Toepasselijke wettelijke voorschriften
De beslissing is gegrond op de artikelen 9, 14a, 14b, 14c, 22c, 22d, 57 en 285 van het Wetboek van Strafrecht, zoals deze luidden ten tijde van het bewezen verklaarde.

BESLISSING

Het hof:
Vernietigt het vonnis voor zover aan het oordeel van het hof onderworpen en doet in zoverre opnieuw recht:
Verklaart niet bewezen dat de verdachte het onder 2 en 3 ten laste gelegde heeft begaan en spreekt de verdachte daarvan vrij.
Verklaart zoals hiervoor overwogen bewezen dat de verdachte het onder 1 ten laste gelegde heeft begaan.
Verklaart niet bewezen hetgeen de verdachte meer of anders is ten laste gelegd dan hierboven is bewezen verklaard en spreekt de verdachte daarvan vrij.
Verklaart het onder 1 bewezen verklaarde strafbaar, kwalificeert dit als hiervoor vermeld en verklaart de verdachte strafbaar.

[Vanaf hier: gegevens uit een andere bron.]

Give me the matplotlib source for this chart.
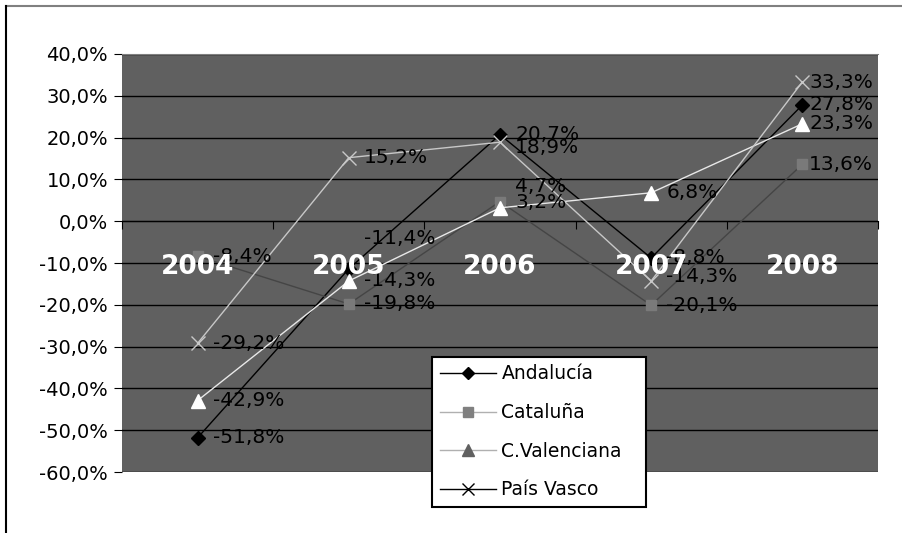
import matplotlib.pyplot as plt
from matplotlib.lines import Line2D

years = ["2004", "2005", "2006", "2007", "2008"]
andalucia = [-51.8, -11.4, 20.7, -8.8, 27.8]
cataluna = [-8.4, -19.8, 4.7, -20.1, 13.6]
valenciana = [-42.9, -14.3, 3.2, 6.8, 23.3]
pais_vasco = [-29.2, 15.2, 18.9, -14.3, 33.3]
names = ["Andalucía", "Cataluña", "C.Valenciana", "País Vasco"]
yticks = [-60, -50, -40, -30, -20, -10, 0, 10, 20, 30, 40]


def pct(v):
    return f"{v:.1f}%".replace(".", ",")


fig = plt.figure(figsize=(9.02, 5.33), dpi=100)
fig.patch.set_facecolor("white")
# outer frame (only top and left visible in the reference)
fig.add_artist(Line2D([0.0066, 1.0], [0.988, 0.988], color="#808080", lw=1.5,
                      transform=fig.transFigure))
fig.add_artist(Line2D([0.0066, 0.0066], [0.0, 0.988], color="black", lw=1.5,
                      transform=fig.transFigure))

ax = fig.add_axes([0.1353, 0.1144, 0.838, 0.7843])
ax.set_facecolor("#606060")
x = list(range(len(years)))

styles = [
    dict(color="black", marker="D", ms=7, mfc="black", mec="black"),
    dict(color="#454545", marker="s", ms=7.5, mfc="#7a7a7a", mec="#7a7a7a"),
    dict(color="#e8e8e8", marker="^", ms=10, mfc="white", mec="white"),
    dict(color="#c8c8c8", marker="x", ms=10, mfc="#c8c8c8", mec="#c8c8c8"),
]
series = [andalucia, cataluna, valenciana, pais_vasco]
for vals, st in zip(series, styles):
    ax.plot(x, vals, lw=1, zorder=3, **st)

# label offsets in points (dx, dy), tuned per label
offsets = {}
for s in range(4):
    for i in range(5):
        offsets[(s, i)] = (11, 0) if i < 4 else (5, 0)
offsets[(0, 1)] = (11, 22)
offsets[(3, 2)] = (11, -4)
offsets[(1, 2)] = (11, 11)
offsets[(2, 2)] = (11, 4)
offsets[(3, 3)] = (11, 3)

for s, vals in enumerate(series):
    for i, v in enumerate(vals):
        ax.annotate(pct(v), (i, v), xytext=offsets[(s, i)],
                    textcoords="offset points", ha="left", va="center",
                    fontsize=14.5, color="black", zorder=5)

for i, yr in enumerate(years):
    ax.text(i, -11, yr, ha="center", va="center", fontsize=19,
            fontweight="bold", color="white", zorder=6)

ax.set_xlim(-0.5, 4.5)
ax.set_ylim(-60, 40)
ax.set_yticks(yticks)
ax.set_yticklabels([pct(v) for v in yticks], fontsize=14)
ax.yaxis.grid(True, color="black", lw=1)
ax.set_axisbelow(True)
ax.tick_params(axis="y", direction="out", length=6, color="black", pad=4)

ax.spines["bottom"].set_position(("data", 0))
ax.spines["bottom"].set_color("black")
ax.set_xticks([i - 0.5 for i in range(6)])
ax.set_xticklabels([])
ax.tick_params(axis="x", direction="out", length=6, color="black")
ax.spines["top"].set_color("#808080")
ax.spines["left"].set_visible(False)
ax.spines["right"].set_visible(False)

handles = [
    Line2D([], [], color="black", lw=1, marker="D", ms=6, mfc="black", mec="black"),
    Line2D([], [], color="#b0b0b0", lw=1, marker="s", ms=7, mfc="#808080", mec="#808080"),
    Line2D([], [], color="#b0b0b0", lw=1, marker="^", ms=9, mfc="#606060", mec="#606060"),
    Line2D([], [], color="black", lw=1, marker="x", ms=9, mfc="black", mec="black"),
]
leg = ax.legend(handles, names, loc="lower left",
                bbox_to_anchor=(0.479, 0.0488, 0.237, 0.287),
                bbox_transform=fig.transFigure, mode="expand",
                fontsize=13.5, frameon=True, fancybox=False, shadow=False,
                framealpha=1, labelspacing=1.05, handlelength=3.0,
                handletextpad=0.3, borderpad=0.4, borderaxespad=0)
leg.get_frame().set_edgecolor("black")
leg.get_frame().set_linewidth(1.5)
leg.get_frame().set_facecolor("white")
leg.set_zorder(10)

fig.savefig("out.png", dpi=100)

Veroordeelt de verdachte tot een gevangenisstraf voor de duur van 1 (één) week.

Bepaalt dat de gevangenisstraf niet ten uitvoer zal worden gelegd, tenzij de rechter later anders mocht gelasten omdat de verdachte zich voor het einde van een proeftijd van
2 (twee) jarenaan een strafbaar feit heeft schuldig gemaakt.
Veroordeelt de verdachte tot een
taakstrafvoor de duur van
60 (zestig) uren, indien niet naar behoren verricht te vervangen door
30 (dertig) dagen hechtenis.
Beveelt dat de tijd die door de verdachte vóór de tenuitvoerlegging van deze uitspraak in enige in artikel 27, eerste lid, of artikel 27a van het Wetboek van Strafrecht bedoelde vorm van voorarrest is doorgebracht, bij de uitvoering van de opgelegde taakstraf in mindering zal worden gebracht, volgens de maatstaf van twee uren taakstraf per in voorarrest doorgebrachte dag, voor zover die tijd niet reeds op een andere straf in mindering is gebracht.
Aldus gewezen door:
mr. F.P.E. Wiemans, voorzitter,
mr. M.J.H.J. de Vries-Leemans en mr. E.N. van der Spoel, raadsheren,
in tegenwoordigheid van mr. drs. M.M. Spooren, griffier,
en op 2 juli 2014 ter openbare terechtzitting uitgesproken.
mr. M.J.H.J. de Vries-Leemans is buiten staat dit arrest mede te ondertekenen.